Chapter 1 – Know Your Enemy, You

Yes, I am sorry to say that the majority of business owners I have worked with have they themselves been their biggest problem.  This is not to say that any of them were doing much, if anything, consciously wrong.  No, it was typically more an issue of displaced energy.  That is, putting energy into things that just sucked it out of them, and conversely not putting energy into things that would build them up again. 

Again, this is not really the business owner’s fault.  In running a business, so much runs so fast, and often we can get stuck in habits that we are not even aware of.  Additionally, most small businesses rarely offer frequent breaks in the action to allow for deep thinking about what is currently happening.  Instead, most small businesses simply run at a pace that demands the business owner to be in reaction-mode at all times.  And although this makes sense in the moment, the long-term result of many of these shoot-from-the-hip sorts of decisions can be that you are left with a business that does not run as well as it should.

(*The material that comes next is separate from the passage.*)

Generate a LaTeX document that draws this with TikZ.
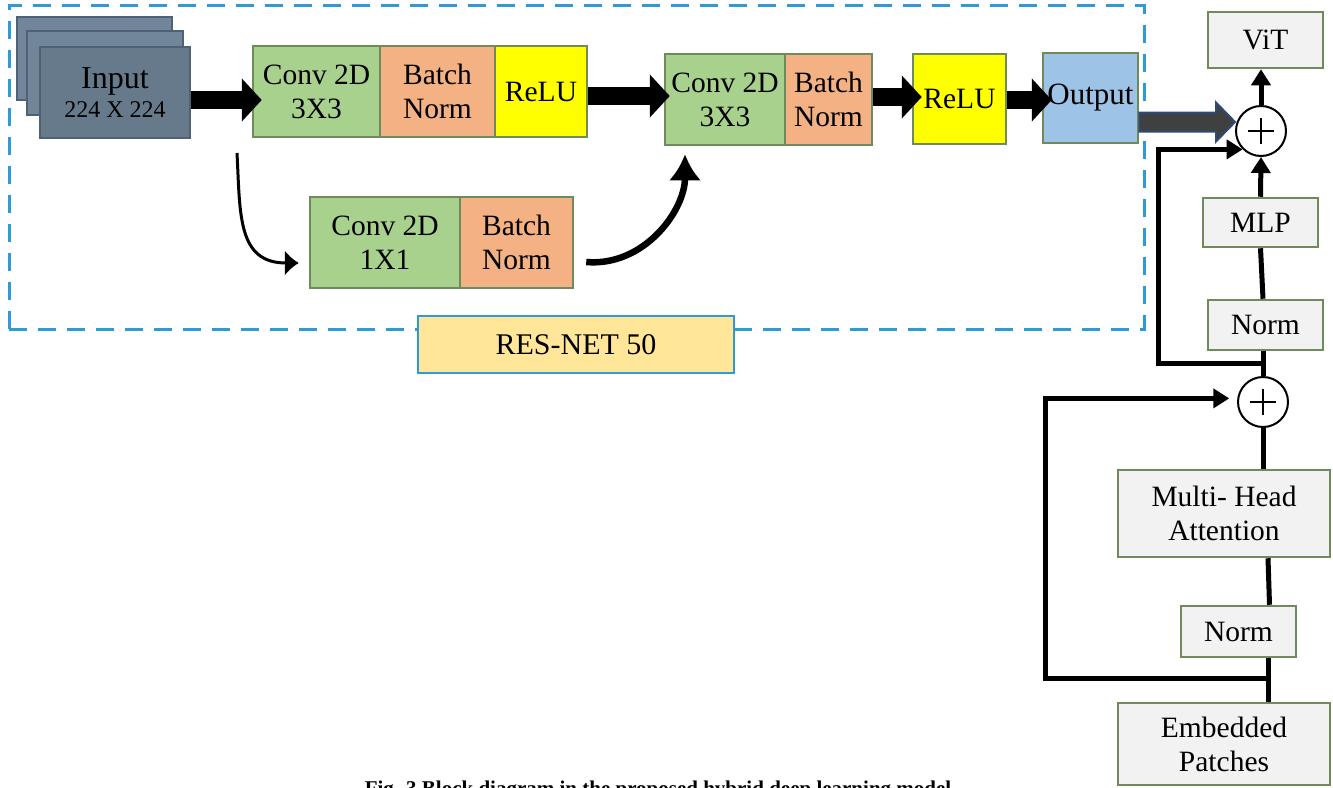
\documentclass[tikz,border=0pt]{standalone}
\usepackage{fontspec}
\setmainfont{Liberation Serif}
\usetikzlibrary{arrows.meta,calc}
\definecolor{cgreen}{HTML}{A9D18E}
\definecolor{corange}{HTML}{F4B183}
\definecolor{cyellow}{HTML}{FFFF00}
\definecolor{cblue}{HTML}{9DC3E6}
\definecolor{cgray}{HTML}{F2F2F2}
\definecolor{cgold}{HTML}{FFE699}
\definecolor{cdash}{HTML}{2E9BD6}
\definecolor{bgreen}{HTML}{6F8B5C}
\definecolor{inA}{HTML}{677A8C}
\definecolor{inB}{HTML}{72869A}
\definecolor{inBorder}{HTML}{4E6175}
\definecolor{darkfill}{HTML}{404040}
\definecolor{navy}{HTML}{2F4A78}
\begin{document}
\begin{tikzpicture}[x=1pt,y=-1pt,
  box/.style={draw=bgreen, line width=2.5pt, inner sep=0pt, align=center,
    font=\fontsize{29.5}{34}\selectfont},
  inbox/.style={draw=inBorder, line width=2.5pt, inner sep=0pt, align=center},
  blk/.style={line width=18pt, -{Triangle[length=20pt,width=42pt]}},
  rline/.style={line width=5pt},
  rtip/.style={-{Triangle[length=16pt,width=19pt]}},
  plusnode/.style={circle, draw, fill=white, line width=2pt, minimum size=50pt, inner sep=0pt,
    path picture={\draw[line width=2pt]
      ([xshift=-13pt]path picture bounding box.center) -- ([xshift=13pt]path picture bounding box.center)
      ([yshift=-13pt]path picture bounding box.center) -- ([yshift=13pt]path picture bounding box.center);}},
  darkarrow/.style={fill=darkfill, draw=navy, line width=2pt, line join=miter}
]
\useasboundingbox (0,0) rectangle (1333,787);

% dashed frame of the ResNet part
\node[draw=cdash, line width=3pt, dash pattern=on 18pt off 11pt, minimum width=1135pt,
      minimum height=324pt, inner sep=0pt] (frame) at (576.5,167) {};

% input stack
\node[inbox, fill=inB, minimum width=155pt, minimum height=83pt] (in3) at (94.5,58.5) {};
\node[inbox, fill=inB, minimum width=156pt, minimum height=84pt] (in2) at (105,73) {};
\node[inbox, fill=inA, minimum width=150pt, minimum height=91pt,
      font=\fontsize{32}{29}\selectfont] (in1) at (115,92.5)
  {Input\\{\fontsize{24}{29}\selectfont 224 X 224}};

% first block
\node[box, fill=cgreen, minimum width=127pt, minimum height=91pt] (c1) at (316.5,91.5) {Conv 2D\\3X3};
\node[box, fill=corange, minimum width=115pt, minimum height=91pt] (b1) at (437.5,91.5) {Batch\\Norm};
\node[box, fill=cyellow, minimum width=92pt, minimum height=91pt] (r1) at (541,91.5) {ReLU};

% second block
\node[box, fill=cgreen, minimum width=120pt, minimum height=91pt] (c2) at (725,99.5) {Conv 2D\\3X3};
\node[box, fill=corange, minimum width=87pt, minimum height=91pt] (b2) at (828.5,99.5) {Batch\\Norm};
\node[box, fill=cyellow, minimum width=93pt, minimum height=90pt] (r2) at (959.5,99) {ReLU};
\node[box, fill=cblue, minimum width=95pt, minimum height=90pt, font=\fontsize{31}{34}\selectfont] (out) at (1090.5,98) {Output};

% shortcut block
\node[box, fill=cgreen, minimum width=150pt, minimum height=91pt] (c3) at (385,242.5) {Conv 2D\\1X1};
\node[box, fill=corange, minimum width=113pt, minimum height=91pt] (b3) at (516.5,242.5) {Batch\\Norm};

% label
\node[draw=cdash, fill=cgold, line width=2.5pt, inner sep=0pt, minimum width=316pt,
      minimum height=57pt, font=\fontsize{30}{34}\selectfont] (res) at (576,344.5) {RES-NET 50};

% block arrows
\draw[blk] ([yshift=-7.5pt]in1.east) -- ([xshift=10pt,yshift=-8.5pt]c1.west);
\draw[blk] ([yshift=-4.5pt]r1.east) -- ([xshift=6pt,yshift=3.5pt]c2.west);
\draw[blk] ([yshift=2.5pt]b2.east) -- ([xshift=10pt,yshift=2pt]r2.west);
\draw[blk] ([yshift=-1pt]r2.east) -- ([xshift=10pt,yshift=-2pt]out.west);

% curved shortcut arrows
\coordinate (cs) at (237,153);
\draw[line width=3pt, -{Latex[length=14pt,width=26pt]}] (cs)
  to[out=-87,in=180,looseness=1.25] ([xshift=-10pt,yshift=-20.5pt]c3.west);
\draw[line width=6.5pt, -{Latex[length=26pt,width=32pt]}] ([xshift=12pt,yshift=-19.5pt]b3.east)
  to[out=-5,in=-90] ([xshift=-40pt,yshift=-8pt]c2.south);

% ViT part
\node[box, fill=cgray, minimum width=115pt, minimum height=56pt] (vit) at (1265.5,40) {ViT};
\node[plusnode] (p1) at (1261,131) {};
\node[box, fill=cgray, minimum width=115pt, minimum height=49pt] (mlp) at (1260.5,222.5) {MLP};
\node[box, fill=cgray, minimum width=115pt, minimum height=50pt] (norm1) at (1265.5,325) {Norm};
\node[plusnode] (p2) at (1263,402) {};
\node[box, fill=cgray, minimum width=212pt, minimum height=87pt] (mha) at (1224,513.5) {Multi- Head\\Attention};
\node[box, fill=cgray, minimum width=115pt, minimum height=51pt] (norm2) at (1238.5,631.5) {Norm};
\node[box, fill=cgray, minimum width=212pt, minimum height=82pt] (emb) at (1224,744) {Embedded\\Patches};

% dark arrow from the ResNet output
\coordinate (da1) at ([yshift=-24pt]out.east);
\draw[darkarrow] let \p1=(da1), \p2=(p1.west |- da1) in
  (\x1,\y1+9.5pt) -- (\x2-19pt,\y1+9.5pt) -- (\x2-19pt,\y1+19.5pt) -- (\x2,\y1)
  -- (\x2-19pt,\y1-19.5pt) -- (\x2-19pt,\y1-9.5pt) -- (\x1,\y1-9.5pt) -- cycle;

% ViT connectors
\draw[rline, rtip] (p1.north) -- ([xshift=-4.5pt]vit.south);
\draw[rline, rtip] (mlp.north) -- (p1.south);
\draw[rline] ([xshift=-2.5pt]norm1.north) -- (mlp.south);
\draw[rline] (p2.north) -- ([xshift=-2.5pt]norm1.south);
\draw[rline] ([xshift=39pt]mha.north) -- (p2.south);
\draw[rline] ([xshift=31pt]norm2.north) -- ([xshift=44pt]mha.south);
\draw[rline] ([xshift=44pt]emb.north) -- ([xshift=29.5pt]norm2.south);

% residual connections
\coordinate (j1) at ($(p2.north)!0.5!([xshift=-2.5pt]norm1.south)$);
\coordinate (k1) at (1158,0);
\draw[rline, rtip] (j1) -- (j1 -| k1) |- (p1.225);
\coordinate (j2) at ($([xshift=44pt]emb.north)!0.54!([xshift=29.5pt]norm2.south)$);
\coordinate (k2) at (1045,0);
\draw[rline, rtip, shorten >=8pt] (j2) -- (j2 -| k2) |- (p2.172);

% caption (cut by the bottom edge)
\begin{scope}
\clip (0,0) rectangle (1333,787);
\node[font=\bfseries\fontsize{21}{25}\selectfont, anchor=base, inner sep=0pt] (cap) at (658,795)
  {Fig. 3 Block diagram in the proposed hybrid deep learning model};
\end{scope}
\end{tikzpicture}
\end{document}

Just like no one is born knowing how to juggle chainsaws, no one is born knowing how to run a business.  In fact, most people that graduate from college, with a degree in “business”, still don’t really know how to run a business.  Oh sure, they can give you a thorough explanation of GAAP, the macro-economic repercussions of the US’s shift into a consumer-based economy, or the business law considerations regarding what type of legal entity to use.  But on graduation day, none of them knows what you do.  None of them knows what it feels like to have to meet payroll.  None of them knows what it feels like to have a former employee start a business to compete with you.  None of them knows what you do, nor should they.  Experience is often the best teacher anyway, so let’s use your experience to move forward.

So what can you do to start working on making your business run better?  Well, first, you have to create the space to work on it.  That is, if you are working 80 hours a week just to cover the day to day workload, odds are you will have little time left for anything else (especially more “work”).  As such, the first step may simply be finding some ways to free yourself a bit.

Now, I am not talking about taking all 80 hours of your workload and dumping it on a new assistant.  No, instead, I want you to ask yourself how smart you are being about those 80 hours.  Are there items you could afford to hire someone to help you with?  Are all of the items you are doing really necessary?  Is there a fairly simple technology solution that would free you up?

The most important question to ask is, are you using your time, an asset I am sure you have found is one of your most valuable, in the best way?  Another way to ask this question would be would you pay someone 80 hours’ worth of pay to do what you do?   Often, just shifting the question onto someone else (even if it is an imagined someone else) can bring a tremendous amount of clarity.  I don’t know why it is, but often it can be so much easier for us to abuse ourselves than for us to abuse others.  Of course, the ideal is to never abuse anybody, but it is surprising just how often we leave ourselves out of this equation.

This is the time to ask yourself some hard questions, like:

  • Is this the business I wanted?
  • Is this the business my customers want?
  • Where am I successful?  Where am I failing?
  • What is paying off?
  • What isn’t?

By taking a critical view of your business, you can start to unravel the multitude of knots you have tied in your business’ rope.

Sometimes, the solution can come from focusing.  Often businesses, especially when they start, can run with a mortal fear of disappointing any customer.  Anyone who has been in business for any amount of time, though, knows this is an impossible ideal.  Customer disappointment, just like customer delight, is an inevitable part of doing business.  Of course, you want as much delight and as little disappointment as possible, but trying to keep disappointment from ever happening is like trying to hold back a river with your outstretched arms.  The river will win (and probably not even know you are there).

In our desire to always please, we can end up doing things that don’t make any sense.  Sometimes we end up offering a product or service (or an addition to a product or service) that does not make any sense for us to do.  Sometimes we don’t charge enough for what we sell.  Sometimes we do too much for free.  By taking a critical look at what you are doing, and being truly honest about what works for you and what doesn’t, you start your way down the road of making your business less frustrating to run (and maybe, just maybe, *gasp* a little fun).

The second line of questioning for yourself has to do with how you are running your business.  Just as important as the “what you are doing” questions above are the “how are you doing it” questions.  These could be:

  • What areas of the business take the most time for the least profit?
  • What areas of the business are generating the most customer complaints?
  • What areas of the business are responsible for the most re-work?
  • What areas of the business take up the most of your time?

By asking yourself these questions, you can get an idea about the quality of your business processes.  Of course, processes can (almost) always be better, but we are looking for the true pain-points in what you are doing.  Just like with the above questions, it is important to really analyze what you are doing and ask yourself if this is the smartest way to be doing it.  Often, there can be a much easier solution available, but we couldn’t see it because we were so busy with the daily work of the business.